Problem: Every entry needs to be reproduced exactly.

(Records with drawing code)
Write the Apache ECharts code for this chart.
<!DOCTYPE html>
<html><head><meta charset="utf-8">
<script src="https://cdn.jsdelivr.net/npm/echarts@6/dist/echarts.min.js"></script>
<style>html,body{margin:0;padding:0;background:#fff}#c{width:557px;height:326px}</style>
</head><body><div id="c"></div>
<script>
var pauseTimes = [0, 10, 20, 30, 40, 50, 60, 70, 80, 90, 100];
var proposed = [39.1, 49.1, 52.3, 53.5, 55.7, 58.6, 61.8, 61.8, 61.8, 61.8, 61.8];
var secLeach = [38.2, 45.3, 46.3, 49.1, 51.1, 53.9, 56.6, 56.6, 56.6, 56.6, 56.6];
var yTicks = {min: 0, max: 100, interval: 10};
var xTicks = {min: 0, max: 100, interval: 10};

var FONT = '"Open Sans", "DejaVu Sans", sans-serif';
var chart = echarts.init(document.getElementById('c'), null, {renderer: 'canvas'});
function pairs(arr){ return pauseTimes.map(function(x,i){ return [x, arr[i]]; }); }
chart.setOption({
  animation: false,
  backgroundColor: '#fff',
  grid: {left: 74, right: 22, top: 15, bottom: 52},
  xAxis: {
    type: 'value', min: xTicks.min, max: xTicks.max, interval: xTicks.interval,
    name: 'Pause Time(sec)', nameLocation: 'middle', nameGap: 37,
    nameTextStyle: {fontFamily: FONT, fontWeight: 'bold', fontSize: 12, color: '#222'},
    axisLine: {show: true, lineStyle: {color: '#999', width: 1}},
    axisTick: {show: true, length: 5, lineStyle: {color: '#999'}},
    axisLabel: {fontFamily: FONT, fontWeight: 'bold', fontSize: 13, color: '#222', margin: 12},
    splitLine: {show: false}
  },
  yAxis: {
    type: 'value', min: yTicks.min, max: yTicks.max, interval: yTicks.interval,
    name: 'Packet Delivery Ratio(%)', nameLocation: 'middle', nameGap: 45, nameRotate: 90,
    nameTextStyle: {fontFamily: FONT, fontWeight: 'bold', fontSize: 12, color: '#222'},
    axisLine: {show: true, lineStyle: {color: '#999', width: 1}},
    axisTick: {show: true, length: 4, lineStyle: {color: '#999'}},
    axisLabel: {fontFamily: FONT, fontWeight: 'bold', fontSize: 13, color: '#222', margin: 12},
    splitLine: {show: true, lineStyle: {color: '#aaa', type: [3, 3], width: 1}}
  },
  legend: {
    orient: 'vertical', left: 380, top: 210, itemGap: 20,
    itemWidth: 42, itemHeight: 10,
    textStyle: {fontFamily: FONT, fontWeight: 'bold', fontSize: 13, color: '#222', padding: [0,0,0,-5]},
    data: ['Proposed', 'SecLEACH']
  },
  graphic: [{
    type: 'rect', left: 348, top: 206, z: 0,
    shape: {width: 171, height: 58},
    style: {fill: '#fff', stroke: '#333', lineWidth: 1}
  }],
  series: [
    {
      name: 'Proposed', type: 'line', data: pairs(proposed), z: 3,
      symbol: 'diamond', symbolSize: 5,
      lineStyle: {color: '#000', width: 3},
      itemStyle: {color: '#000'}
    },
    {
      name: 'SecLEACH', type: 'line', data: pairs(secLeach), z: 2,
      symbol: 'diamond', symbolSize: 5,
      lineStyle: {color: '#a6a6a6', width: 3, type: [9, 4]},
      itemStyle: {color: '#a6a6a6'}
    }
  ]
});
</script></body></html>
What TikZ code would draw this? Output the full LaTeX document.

Answer in full:
Write the Apache ECharts code for this chart.
<!DOCTYPE html>
<html><head><meta charset="utf-8">
<script src="https://cdn.jsdelivr.net/npm/echarts@6/dist/echarts.min.js"></script>
<style>html,body{margin:0;padding:0;background:#fff}#c{width:557px;height:326px}</style>
</head><body><div id="c"></div>
<script>
var pauseTimes = [0, 10, 20, 30, 40, 50, 60, 70, 80, 90, 100];
var proposed = [39.1, 49.1, 52.3, 53.5, 55.7, 58.6, 61.8, 61.8, 61.8, 61.8, 61.8];
var secLeach = [38.2, 45.3, 46.3, 49.1, 51.1, 53.9, 56.6, 56.6, 56.6, 56.6, 56.6];
var yTicks = {min: 0, max: 100, interval: 10};
var xTicks = {min: 0, max: 100, interval: 10};

var FONT = '"Open Sans", "DejaVu Sans", sans-serif';
var chart = echarts.init(document.getElementById('c'), null, {renderer: 'canvas'});
function pairs(arr){ return pauseTimes.map(function(x,i){ return [x, arr[i]]; }); }
chart.setOption({
  animation: false,
  backgroundColor: '#fff',
  grid: {left: 74, right: 22, top: 15, bottom: 52},
  xAxis: {
    type: 'value', min: xTicks.min, max: xTicks.max, interval: xTicks.interval,
    name: 'Pause Time(sec)', nameLocation: 'middle', nameGap: 37,
    nameTextStyle: {fontFamily: FONT, fontWeight: 'bold', fontSize: 12, color: '#222'},
    axisLine: {show: true, lineStyle: {color: '#999', width: 1}},
    axisTick: {show: true, length: 5, lineStyle: {color: '#999'}},
    axisLabel: {fontFamily: FONT, fontWeight: 'bold', fontSize: 13, color: '#222', margin: 12},
    splitLine: {show: false}
  },
  yAxis: {
    type: 'value', min: yTicks.min, max: yTicks.max, interval: yTicks.interval,
    name: 'Packet Delivery Ratio(%)', nameLocation: 'middle', nameGap: 45, nameRotate: 90,
    nameTextStyle: {fontFamily: FONT, fontWeight: 'bold', fontSize: 12, color: '#222'},
    axisLine: {show: true, lineStyle: {color: '#999', width: 1}},
    axisTick: {show: true, length: 4, lineStyle: {color: '#999'}},
    axisLabel: {fontFamily: FONT, fontWeight: 'bold', fontSize: 13, color: '#222', margin: 12},
    splitLine: {show: true, lineStyle: {color: '#aaa', type: [3, 3], width: 1}}
  },
  legend: {
    orient: 'vertical', left: 380, top: 210, itemGap: 20,
    itemWidth: 42, itemHeight: 10,
    textStyle: {fontFamily: FONT, fontWeight: 'bold', fontSize: 13, color: '#222', padding: [0,0,0,-5]},
    data: ['Proposed', 'SecLEACH']
  },
  graphic: [{
    type: 'rect', left: 348, top: 206, z: 0,
    shape: {width: 171, height: 58},
    style: {fill: '#fff', stroke: '#333', lineWidth: 1}
  }],
  series: [
    {
      name: 'Proposed', type: 'line', data: pairs(proposed), z: 3,
      symbol: 'diamond', symbolSize: 5,
      lineStyle: {color: '#000', width: 3},
      itemStyle: {color: '#000'}
    },
    {
      name: 'SecLEACH', type: 'line', data: pairs(secLeach), z: 2,
      symbol: 'diamond', symbolSize: 5,
      lineStyle: {color: '#a6a6a6', width: 3, type: [9, 4]},
      itemStyle: {color: '#a6a6a6'}
    }
  ]
});
</script></body></html>
What TikZ code would draw this? Output the full LaTeX document.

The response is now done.